Sans doute faudrait-il écrire un prolongement au gros volume Le Christianisme et ses juifs (1800-2000), que Jeanne Favret-Saada a publié au Seuil en 2015, mais globalement ignoré par la critique. En effet, les sciences sociales françaises ne sont jamais allées jusqu’à se représenter la position depuis laquelle Jeanne Favret-Saada s’exprime. Elles ne sont jamais allées jusqu’à comprendre que, aussi sur l’articulation genre/monothéisme, il n’existe pas de position neutre de la parole - ce que pour ma part j’ai dû apprendre à mes dépens. Sur la laïcité comme sur l’égalité des sexes, les élites françaises (parisiennes) préfèrent s’enfermer dans une conception dogmatique, loin de toute confrontation au réel, avec des conséquences dramatiques pour notre pays - autant pour sa relation au monde (Mali etc…) que pour les défis rencontrés par sa propre population (violences conjugales…).
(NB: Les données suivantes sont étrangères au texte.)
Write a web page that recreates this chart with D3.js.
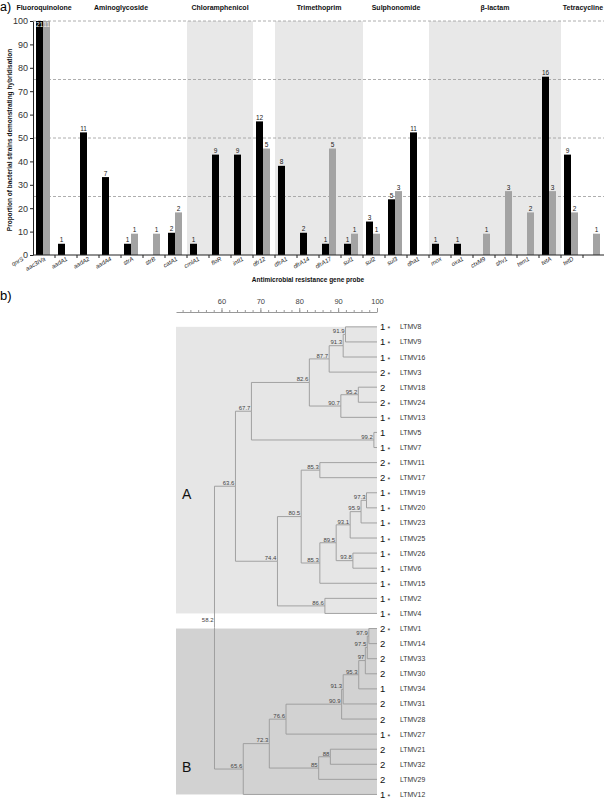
<!DOCTYPE html>
<html>
<head>
<meta charset="utf-8">
<script src="https://cdn.jsdelivr.net/npm/d3@7"></script>
<style>
body { margin: 0; background: #fff; }
svg { display: block; font-family: "Liberation Sans", Arial, sans-serif; }
</style>
</head>
<body>
<svg id="fig" width="604" height="805"></svg>
<script>
// ---- panel a data ----
var genes = ["qnrS","aac3IVa","aadA1","aadA2","aadA4","strA","strB","catA1","cmlA1","floR","intI1","dfr12","dfrA1","dfrA14","dfrA17","sul1","sul2","sul3","dha1","mox","oxa1","ctxM9","shv1","tem1","tetA","tetD"];
// black bars (% of 21 strains) and their counts
var blackPct = [100,4.8,52.4,33.3,4.8,0,9.5,4.8,42.9,42.9,57.1,38.1,9.5,4.8,4.8,14.3,23.8,52.4,4.8,4.8,0,0,0,76.2,42.9,0];
var blackN   = [21,1,11,7,1,0,2,1,9,9,12,8,2,1,1,3,5,11,1,1,0,0,0,16,9,0];
// grey bars (% of 11 strains) and their counts
var greyPct  = [100,0,0,0,9.1,9.1,18.2,0,0,0,45.5,0,0,45.5,9.1,9.1,27.3,0,0,0,9.1,27.3,18.2,27.3,18.2,9.1];
var greyN    = [11,0,0,0,1,1,2,0,0,0,5,0,0,5,1,1,3,0,0,0,1,3,2,3,2,1];

var yTicks = [0,10,20,30,40,50,60,70,80,90,100];
var refLines = [25,50,75,100];

var groupNames  = ["Fluoroquinolone","Aminoglycoside","Chloramphenicol","Trimethoprim","Sulphonomide","\u03b2-lactam","Tetracycline"];
var groupFirst  = ["qnrS","aac3IVa","catA1","dfr12","sul1","dha1","tetA"];
var groupLast   = ["qnrS","strB","floR","dfrA17","sul3","tem1","tetD"];
var groupShaded = [false,false,true,true,false,true,false];

// ---- panel b data ----
var newick = "(((((((LTMV8,LTMV9)91.9,LTMV16)91.3,LTMV3)87.7,((LTMV18,LTMV24)95.2,LTMV13)90.7)82.6,(LTMV5,LTMV7)99.2)67.7," +
  "(((LTMV11,LTMV17)85.3,(((((LTMV19,LTMV20)97.3,LTMV23)95.9,LTMV25)93.1,(LTMV26,LTMV6)93.8)89.5,LTMV15)85.3)80.5,(LTMV2,LTMV4)86.6)74.4)63.6," +
  "(((((((((LTMV1,LTMV14)97.9,LTMV33)97.5,LTMV30)97,LTMV34)95.3,LTMV31)91.3,LTMV28)90.9,LTMV27)76.6,((LTMV21,LTMV32)88,LTMV29)85)72.3,LTMV12)65.6)58.2";
var leafNames = ["LTMV8","LTMV9","LTMV16","LTMV3","LTMV18","LTMV24","LTMV13","LTMV5","LTMV7","LTMV11","LTMV17","LTMV19","LTMV20","LTMV23","LTMV25","LTMV26","LTMV6","LTMV15","LTMV2","LTMV4","LTMV1","LTMV14","LTMV33","LTMV30","LTMV34","LTMV31","LTMV28","LTMV27","LTMV21","LTMV32","LTMV29","LTMV12"];
var leafType  = [1,1,1,2,2,2,1,1,1,2,2,1,1,1,1,1,1,1,1,1,2,2,2,2,1,2,2,1,2,2,2,1];
var leafStar  = [1,1,1,1,0,1,1,0,1,1,1,1,1,1,1,1,1,1,1,1,1,0,0,0,0,0,0,1,0,0,0,1];
var clusterNames = ["A","B"];
var simTicks = [60,70,80,90,100];

var svg = d3.select("#fig");

// =========== a) bar chart ===========
var x = d3.scaleBand().domain(genes).range([33, 33 + genes.length * 22]);
var sub = d3.scaleBand().domain(["black","grey"]).range([3, 17]);
var y = d3.scaleLinear().domain([0, 100]).range([255, 21]);
var plotRight = 604;

svg.append("text").attr("x", 0).attr("y", 11).attr("font-size", 12.5).text("a)");

// shaded drug classes + class titles
groupNames.forEach(function(name, i) {
  var x0 = x(groupFirst[i]), x1 = x(groupLast[i]) + x.bandwidth();
  if (groupShaded[i]) {
    svg.append("rect").attr("x", x0).attr("y", y(100)).attr("width", x1 - x0)
      .attr("height", y(0) - y(100)).attr("fill", "#e8e8e8");
  }
  svg.append("text").attr("x", (x0 + x1) / 2).attr("y", 9.5)
    .attr("text-anchor", "middle").attr("font-size", 7).attr("font-weight", "bold")
    .attr("fill", "#111").text(name);
});

// dashed reference lines
svg.selectAll("line.ref").data(refLines).enter().append("line")
  .attr("class", "ref")
  .attr("x1", x.range()[0]).attr("x2", plotRight)
  .attr("y1", function(d) { return y(d); }).attr("y2", function(d) { return y(d); })
  .attr("stroke", "#999").attr("stroke-width", 0.8).attr("stroke-dasharray", "3,2");

var barData = [];
genes.forEach(function(g, i) {
  barData.push({ gene: g, s: "black", v: blackPct[i], n: blackN[i] });
  barData.push({ gene: g, s: "grey", v: greyPct[i], n: greyN[i] });
});
var shown = barData.filter(function(d) { return d.n > 0; });

svg.selectAll("rect.bar").data(shown).enter().append("rect")
  .attr("class", "bar")
  .attr("x", function(d) { return x(d.gene) + sub(d.s); })
  .attr("width", sub.bandwidth())
  .attr("y", function(d) { return y(d.v); })
  .attr("height", function(d) { return y(0) - y(d.v); })
  .attr("fill", function(d) { return d.s === "black" ? "#000" : "#a3a3a3"; });

svg.selectAll("text.cnt").data(shown).enter().append("text")
  .attr("class", "cnt")
  .attr("x", function(d) { return x(d.gene) + sub(d.s) + sub.bandwidth() / 2; })
  .attr("y", function(d) { return d.v >= 95 ? y(d.v) + 6 : y(d.v) - 1.5; })
  .attr("text-anchor", "middle").attr("font-size", 6.5)
  .attr("fill", function(d) { return d.v >= 95 ? "#f2f2f2" : "#222"; })
  .text(function(d) { return d.n; });

// y axis
var yAxis = svg.append("g").attr("transform", "translate(" + x.range()[0] + ",0)")
  .call(d3.axisLeft(y).tickValues(yTicks).tickSize(3).tickSizeOuter(0).tickPadding(2));
yAxis.selectAll("text").attr("font-size", 9).attr("fill", "#333").attr("font-family", "Liberation Sans, Arial, sans-serif");
yAxis.selectAll("line,path").attr("stroke", "#222");

// x axis line with ticks at category boundaries
svg.append("line").attr("x1", x.range()[0]).attr("x2", plotRight)
  .attr("y1", y(0)).attr("y2", y(0)).attr("stroke", "#222");
svg.selectAll("line.xt").data(genes.slice(1)).enter().append("line")
  .attr("class", "xt")
  .attr("x1", function(d) { return x(d); }).attr("x2", function(d) { return x(d); })
  .attr("y1", y(0)).attr("y2", y(0) + 3).attr("stroke", "#222");

svg.selectAll("text.gene").data(genes).enter().append("text")
  .attr("class", "gene")
  .attr("transform", function(d) { return "translate(" + (x(d) - 9) + "," + 260 + ") rotate(-30)"; })
  .attr("text-anchor", "end").attr("font-size", 6).attr("font-style", "italic")
  .attr("fill", "#222").text(function(d) { return d; });

svg.append("text").attr("x", 308).attr("y", 282).attr("text-anchor", "middle")
  .attr("font-size", 6.5).attr("font-weight", "bold").attr("fill", "#111")
  .text("Antimicrobial resistance gene probe");

svg.append("text").attr("transform", "translate(12,140) rotate(-90)")
  .attr("text-anchor", "middle").attr("font-size", 6.5).attr("font-weight", "bold").attr("fill", "#111")
  .text("Proportion of bacterial strains demonstrating hybridisation");

// =========== b) dendrogram ===========
function parseNewick(s) {
  var i = 0;
  function node() {
    var n = {};
    if (s[i] === "(") {
      i++;
      n.children = [node()];
      while (s[i] === ",") { i++; n.children.push(node()); }
      i++;
    }
    var j = i;
    while (i < s.length && ",)".indexOf(s[i]) < 0) i++;
    var lab = s.slice(j, i);
    if (n.children) n.sim = +lab; else { n.name = lab; n.sim = 100; }
    return n;
  }
  return node();
}

var root = d3.hierarchy(parseNewick(newick));
var leafTop = 319.3, leafBottom = 802;
d3.cluster().separation(function() { return 1; }).size([leafBottom - leafTop, 1])(root);

var xs = d3.scaleLinear().domain([48.3, 100]).range([176, 377]);
function ny(d) { return leafTop + d.x; }
function nx(d) { return xs(d.data.sim); }

svg.append("text").attr("x", 0).attr("y", 300).attr("font-size", 13).text("b)");

// cluster boxes
var boxFill = ["#e6e6e6", "#d2d2d2"];
root.children.forEach(function(c, i) {
  var lv = c.leaves();
  var y0 = ny(lv[0]), y1 = ny(lv[lv.length - 1]);
  svg.append("rect").attr("x", xs.range()[0]).attr("y", y0)
    .attr("width", xs.range()[1] - xs.range()[0]).attr("height", y1 - y0)
    .attr("fill", boxFill[i]);
});

// similarity axis
var axisY = 312;
var minor = svg.append("g").attr("transform", "translate(0," + axisY + ")")
  .call(d3.axisTop(xs).tickValues(d3.range(50, 101, 2)).tickSize(2).tickSizeOuter(0).tickFormat(""));
var major = svg.append("g").attr("transform", "translate(0," + axisY + ")")
  .call(d3.axisTop(xs).tickValues(simTicks).tickSize(4).tickSizeOuter(0).tickPadding(4));
major.select("path").remove();
[minor, major].forEach(function(g) { g.selectAll("line,path").attr("stroke", "#999"); });
major.selectAll("text").attr("font-size", 7.5).attr("fill", "#444").attr("font-family", "Liberation Sans, Arial, sans-serif");

// branches
var links = root.links();
svg.selectAll("path.branch").data(links).enter().append("path")
  .attr("class", "branch")
  .attr("d", function(l) {
    return "M" + nx(l.source) + "," + ny(l.source) + "V" + ny(l.target) + "H" + nx(l.target);
  })
  .attr("fill", "none").attr("stroke", "#9a9a9a").attr("stroke-width", 0.9);

// node similarity labels
svg.selectAll("text.sim").data(root.descendants().filter(function(d) { return d.children; })).enter()
  .append("text").attr("class", "sim")
  .attr("x", function(d) { return nx(d) - 1; })
  .attr("y", function(d) { return ny(d) - (d.parent ? 1.2 : 6); })
  .attr("text-anchor", "end").attr("font-size", 6).attr("fill", "#444")
  .text(function(d) { return d.data.sim; });

// leaf annotations
var leaves = root.leaves();
leaves.forEach(function(d) {
  var k = leafNames.indexOf(d.data.name);
  var yy = ny(d);
  svg.append("text").attr("x", 380).attr("y", yy + 3.5).attr("font-size", 9.5).attr("fill", "#111")
    .text(leafType[k]);
  if (leafStar[k]) {
    svg.append("text").attr("x", 387.5).attr("y", yy + 4.5).attr("font-size", 7).attr("fill", "#333").text("*");
  }
  svg.append("text").attr("x", 400).attr("y", yy + 2.5).attr("font-size", 6.8).attr("fill", "#333")
    .text(d.data.name);
});

// cluster letters
svg.append("text").attr("x", 182).attr("y", 499).attr("font-size", 14).attr("fill", "#111").text(clusterNames[0]);
svg.append("text").attr("x", 182).attr("y", 772).attr("font-size", 14).attr("fill", "#111").text(clusterNames[1]);
</script>
</body>
</html>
J’ajoute que ce dogmatisme génère mécaniquement l’antisémitisme, en laissant penser que la position singulière de Jeanne Favret-Saada dans le monde intellectuel français, aurait pour seul déterminant ses origines juives.
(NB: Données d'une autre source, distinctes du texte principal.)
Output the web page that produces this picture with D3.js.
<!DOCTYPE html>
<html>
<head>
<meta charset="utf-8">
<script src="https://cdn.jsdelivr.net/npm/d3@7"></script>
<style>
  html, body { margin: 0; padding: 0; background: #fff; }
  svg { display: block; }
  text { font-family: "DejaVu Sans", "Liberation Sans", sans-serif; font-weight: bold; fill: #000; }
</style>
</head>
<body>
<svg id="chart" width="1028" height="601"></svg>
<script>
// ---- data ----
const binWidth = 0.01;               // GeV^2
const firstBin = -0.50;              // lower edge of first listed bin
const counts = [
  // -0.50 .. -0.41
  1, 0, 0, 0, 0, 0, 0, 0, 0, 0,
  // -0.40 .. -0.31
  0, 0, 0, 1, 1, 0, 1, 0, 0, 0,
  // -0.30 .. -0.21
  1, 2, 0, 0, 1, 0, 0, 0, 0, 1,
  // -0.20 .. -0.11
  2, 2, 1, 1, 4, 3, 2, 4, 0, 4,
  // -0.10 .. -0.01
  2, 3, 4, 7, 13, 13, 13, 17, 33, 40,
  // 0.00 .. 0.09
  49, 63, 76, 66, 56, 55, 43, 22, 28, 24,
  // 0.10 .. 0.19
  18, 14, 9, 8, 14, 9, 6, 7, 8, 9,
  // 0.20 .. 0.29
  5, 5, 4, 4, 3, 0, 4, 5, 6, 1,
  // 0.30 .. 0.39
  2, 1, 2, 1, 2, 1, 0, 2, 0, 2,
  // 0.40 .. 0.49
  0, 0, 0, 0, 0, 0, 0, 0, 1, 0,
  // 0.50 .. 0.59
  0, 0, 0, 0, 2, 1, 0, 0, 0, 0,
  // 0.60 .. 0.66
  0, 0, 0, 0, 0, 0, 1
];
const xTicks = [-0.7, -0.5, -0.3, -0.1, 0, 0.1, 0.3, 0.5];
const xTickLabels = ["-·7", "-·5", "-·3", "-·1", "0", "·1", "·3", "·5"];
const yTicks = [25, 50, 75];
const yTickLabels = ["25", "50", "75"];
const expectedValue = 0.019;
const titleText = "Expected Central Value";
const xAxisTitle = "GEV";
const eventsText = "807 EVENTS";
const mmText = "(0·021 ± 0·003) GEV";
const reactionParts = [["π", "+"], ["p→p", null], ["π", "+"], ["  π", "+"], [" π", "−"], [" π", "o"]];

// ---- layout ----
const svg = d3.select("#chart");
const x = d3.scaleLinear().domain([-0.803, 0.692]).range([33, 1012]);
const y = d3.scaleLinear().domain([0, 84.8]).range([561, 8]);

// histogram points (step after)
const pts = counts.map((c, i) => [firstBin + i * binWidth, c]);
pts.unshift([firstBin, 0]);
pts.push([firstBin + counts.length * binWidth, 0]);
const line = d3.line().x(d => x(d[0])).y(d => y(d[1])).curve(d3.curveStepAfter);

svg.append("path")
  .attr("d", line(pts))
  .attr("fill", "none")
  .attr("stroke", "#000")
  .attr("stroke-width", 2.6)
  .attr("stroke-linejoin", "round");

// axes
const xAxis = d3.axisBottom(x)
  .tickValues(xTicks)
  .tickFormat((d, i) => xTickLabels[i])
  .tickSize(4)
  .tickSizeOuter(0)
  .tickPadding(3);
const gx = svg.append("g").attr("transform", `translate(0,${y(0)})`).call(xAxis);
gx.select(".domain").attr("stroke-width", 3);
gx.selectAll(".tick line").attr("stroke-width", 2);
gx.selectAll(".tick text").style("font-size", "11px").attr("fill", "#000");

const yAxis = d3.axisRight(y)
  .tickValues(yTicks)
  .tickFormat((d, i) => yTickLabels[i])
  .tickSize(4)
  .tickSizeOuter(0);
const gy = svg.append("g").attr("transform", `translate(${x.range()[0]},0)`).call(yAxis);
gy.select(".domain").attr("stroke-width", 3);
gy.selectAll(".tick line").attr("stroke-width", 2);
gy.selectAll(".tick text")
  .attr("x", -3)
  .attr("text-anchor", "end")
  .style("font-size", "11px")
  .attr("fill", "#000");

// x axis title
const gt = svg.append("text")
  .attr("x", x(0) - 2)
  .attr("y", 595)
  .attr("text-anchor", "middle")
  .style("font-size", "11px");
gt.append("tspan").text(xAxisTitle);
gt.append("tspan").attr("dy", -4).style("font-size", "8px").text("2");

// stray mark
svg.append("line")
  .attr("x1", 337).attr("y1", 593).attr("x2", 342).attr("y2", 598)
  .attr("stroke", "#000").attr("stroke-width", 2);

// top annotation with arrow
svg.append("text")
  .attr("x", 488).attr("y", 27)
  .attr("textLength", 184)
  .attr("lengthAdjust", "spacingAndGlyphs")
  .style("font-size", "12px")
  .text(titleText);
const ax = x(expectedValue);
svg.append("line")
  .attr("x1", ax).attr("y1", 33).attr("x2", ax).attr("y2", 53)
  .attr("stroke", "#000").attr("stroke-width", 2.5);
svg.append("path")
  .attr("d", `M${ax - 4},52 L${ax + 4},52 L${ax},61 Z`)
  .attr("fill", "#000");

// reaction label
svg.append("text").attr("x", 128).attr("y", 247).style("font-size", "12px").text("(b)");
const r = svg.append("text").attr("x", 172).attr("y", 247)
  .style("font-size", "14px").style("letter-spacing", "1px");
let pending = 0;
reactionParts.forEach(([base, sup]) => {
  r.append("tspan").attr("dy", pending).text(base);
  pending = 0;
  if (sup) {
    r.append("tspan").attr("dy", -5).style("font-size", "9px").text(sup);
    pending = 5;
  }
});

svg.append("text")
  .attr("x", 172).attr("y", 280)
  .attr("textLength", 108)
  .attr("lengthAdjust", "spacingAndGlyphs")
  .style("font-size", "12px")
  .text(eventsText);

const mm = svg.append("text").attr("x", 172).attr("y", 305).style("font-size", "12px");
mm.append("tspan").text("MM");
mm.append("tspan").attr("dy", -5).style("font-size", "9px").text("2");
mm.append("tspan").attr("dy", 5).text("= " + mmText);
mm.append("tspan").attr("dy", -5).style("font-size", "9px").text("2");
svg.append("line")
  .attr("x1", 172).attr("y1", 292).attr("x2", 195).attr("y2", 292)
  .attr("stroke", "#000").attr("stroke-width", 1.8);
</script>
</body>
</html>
Bref entre Jeanne Favret-Saada et moi, entre le mystère persistant qui entoure son histoire, malgré sa célébrité, et le grand étalage de la mienne dans ces pages que personne ne consulte, il existe une structure qui relie, qui est la matrice monothéiste.
Au demeurant, toute mon histoire peut s’interpréter comme un rendez-vous manqué avec l’Afrique du Nord, et avec la Tunisie en particulier (voir le moment LLG 1999, ainsi que la page Anne-Marie Planel). Si l’on veut vraiment faire la paix au Yémen, il faudrait commencer par foutre la paix aux Yéménites pour ce qui ne les concerne pas. Nous n’en sommes pas capables, manifestement. Mais dans une présentation de 2013, j’essayais déjà (laborieusement) de pointer ce non-dit : « La segmentarité retrouvée par surprise à Taez, épicentre du Printemps yéménite. Réflexions sur les usages de Jeanne Favret-Saada ».